Holy Week 2011 will include a personal Lenten experience that caused me to “stretch” not only my understanding of stewardship as a disciple of Jesus Christ, but challenged me to practice it in a way that will stay with me for a very long time, if not for the rest of my life.
Here in the Diocese of Bismarck, N.D., we have supported and participated in the Catholics Come Home program to invite Catholics who have left the Faith to return. A series of well-produced and inspiring television ads were aired on prime-time television and through parish promotions. I thank God every day that — for some — this program has been helpful. But when the program was introduced, I also wondered how “anti-Catholic forces” would use this program to attack our Church.
As time went on, the commercials aired and most comments were favorable. Some did come forward, thanks be to God. But then, “it” happened! The notoriously anti-religious HBO talk show host Bill Maher recently featured a three-minute segment on his Real Time with Bill Maher show, slamming Catholicism and, in particular, Catholic priests, just as one billion Catholics worldwide observed Ash Wednesday — the start of the 40-day Holy Season of Lent.
Maher specifically edited and perverted one of the highly-effective national commercials produced by the lay-Catholic charitable outreach organization, Catholics Come Home. Having never watched his program, I wasn’t aware of the segment until the director of the Catholics Come Home organization sent an e-mail message to all of us who had used the ads in our diocese to alert us of the damage done. I read the message and then watched the clip of the segment. The audience laughed, and then cheered and applauded what was done to the commercial and mission of Catholics Come Home. After enduring years of anti-Catholic messages in the media, this is by far the worst I have experienced. I was crushed, humiliated and very angry. This was the “state” I was in when “stretching the stewardship way of life” became my course of action and, eventually, consolation.
It was close to midnight when I walked to the church and chose to spend time with the Blessed Sacrament. I entered the darkened sanctuary, noticing the flicker of the sanctuary light telling me I wasn’t alone. Christ was present to listen, console, and even heal me. Giving of my time in the middle of the night in prayer would prove once again that practicing the stewardship way of life, right then and there, would change me spiritually and bring me closer to a Holy Week experience I hadn’t had before. I dimmed the light on the crucifix and pulled the chair in front of the tabernacle. Not knowing what to expect, the time I had already spent was becoming quality time spent with the Lord asking for help and guidance.

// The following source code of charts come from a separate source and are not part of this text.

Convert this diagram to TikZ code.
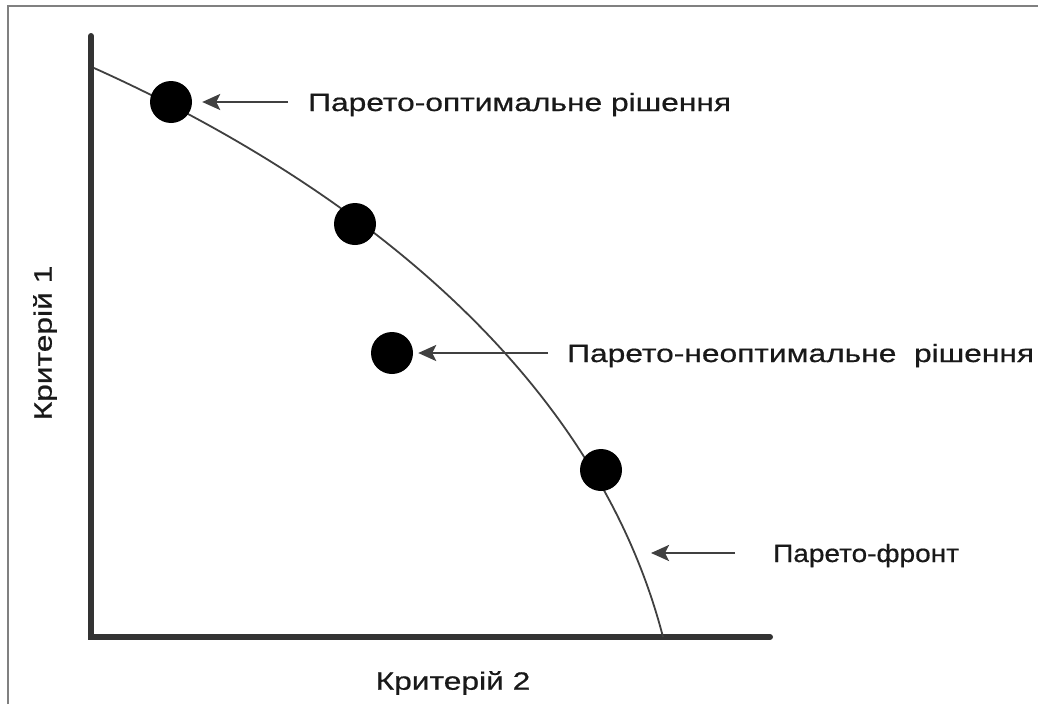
\documentclass[tikz,border=0pt]{standalone}
\usepackage{fontspec}
\setmainfont{Liberation Sans}
\newfontfamily\lblfont[FakeStretch=1.27,FakeBold=0.6]{Liberation Sans}
\newfontfamily\lblfontn[FakeStretch=1.12,FakeBold=0.6]{Liberation Sans}
\usetikzlibrary{arrows.meta}
\begin{document}
\begin{tikzpicture}[x=1pt,y=-1pt,
  axisline/.style={line width=6pt,draw=black!80,line cap=round},
  frontline/.style={line width=1.8pt,draw=black!75},
  dot/.style={circle,fill=black,inner sep=0pt,minimum size=42pt},
  pointer/.style={line width=2.6pt,draw=black!75,-{Stealth[length=18pt,width=16pt,inset=4pt]}},
  lbl/.style={font=\lblfont\fontsize{25}{28}\selectfont,inner sep=0pt,anchor=base west,text=black!90},
  lbln/.style={lbl,font=\lblfontn\fontsize{25}{28}\selectfont}]
\useasboundingbox (0,0) rectangle (1038,704);
\draw[line width=2pt,draw=black!50] (8,704) -- (8,6) -- (1038,6);
% axes
\coordinate (ytop) at (91,36);
\coordinate (origin) at (91,637);
\coordinate (xend) at (770,637);
\draw[axisline] (ytop) -- (origin) -- (xend);
% Pareto front
\coordinate (fs) at (94,68);
\coordinate (fe) at (663,637);
\draw[frontline] (fs) .. controls (330,174) and (591,359) .. (fe);
\coordinate (pf) at (651,553);
% dots
\node[dot] (d1) at (171,102) {};
\node[dot] (d2) at (355,224) {};
\node[dot] (d3) at (392,353) {};
\node[dot] (d4) at (601,470) {};
% labels
\node[lbl] (t1) at (308,111) {Парето-оптимальне рішення};
\node[lbl] (t2) at (567,362) {Парето-неоптимальне\ \ рішення};
\node[lbln] (t3) at (773,562) {Парето-фронт};
\coordinate (a1) at (288,102);
\coordinate (a2) at (548,353);
\coordinate (a3) at (735,553);
\draw[pointer] (a1) -- ([xshift=10pt]d1.east);
\draw[pointer] (a2) -- ([xshift=5pt]d3.east);
\draw[pointer] (a3) -- (pf);
% axis labels
\node[lbl,anchor=center,rotate=90] (c1) at (45,343) {Критерій 1};
\node[lbl,anchor=center] (c2) at (453,683) {Критерій 2};
\end{tikzpicture}
\end{document}
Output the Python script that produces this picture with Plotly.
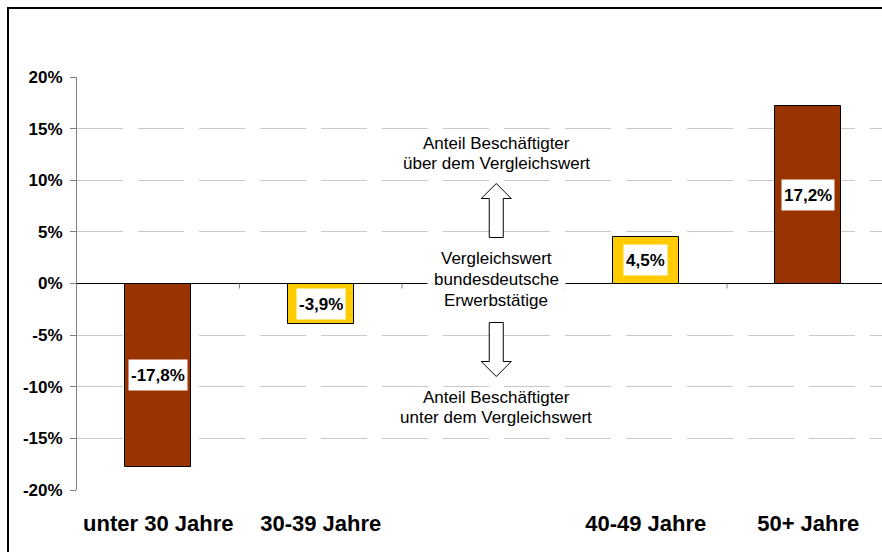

The Lord turned my thoughts to that day when Jesus walked through the streets of Jerusalem, being mocked, laughed at, spit upon and even cursed. As I looked up at our crucifix into the face of Jesus looking down upon me, the only thought I had was His words, “Father, forgive them for they know not what they do.” As His words became mine, the “stretching” of my faith was occurring, a common dynamic of practicing stewardship. Had I not given the time to our Lord that night, I know hurt would have turned to bitterness, contempt and perhaps hatred.
In the dark cool but comfort of the sanctuary that night, I realized once again that practicing the stewardship way of life wasn’t just making decisions about what to do with my time, talent and treasure. To live the stewardship way of life, I had to be a disciple of Jesus in all things, especially when confronting evil, humiliation and injustice. Isn’t that what Jesus did?
That night in the darkness and coldness of my parish worship space, I could feel the “stretching” of the stewardship way of life to include forgiveness and compassion, and I could sincerely and honestly pray for the conversion of others. Bill Maher made it to the top of that list! Out of the sorrow I felt for those persecuting our Catholic Church, I actually found hope. The experience, which can be described as “stretching” my understanding of stewardship, re-ignited the conversion experience of my faith six years ago when being introduced to the Catholic stewardship that Msgr. Thomas McGread preached and lived in his life as well.
Today, I am even more convinced that “stretching the stewardship way of life” is so important to my life. As we prepare to celebrate the Easter Season, with mind and hearts renewed, time spent with the Lord can only help us to see better the ways and the possibilities of being a true disciple. In the long tradition of Christian discipleship, that “stretch” is one to always hope for and celebrate when it happens.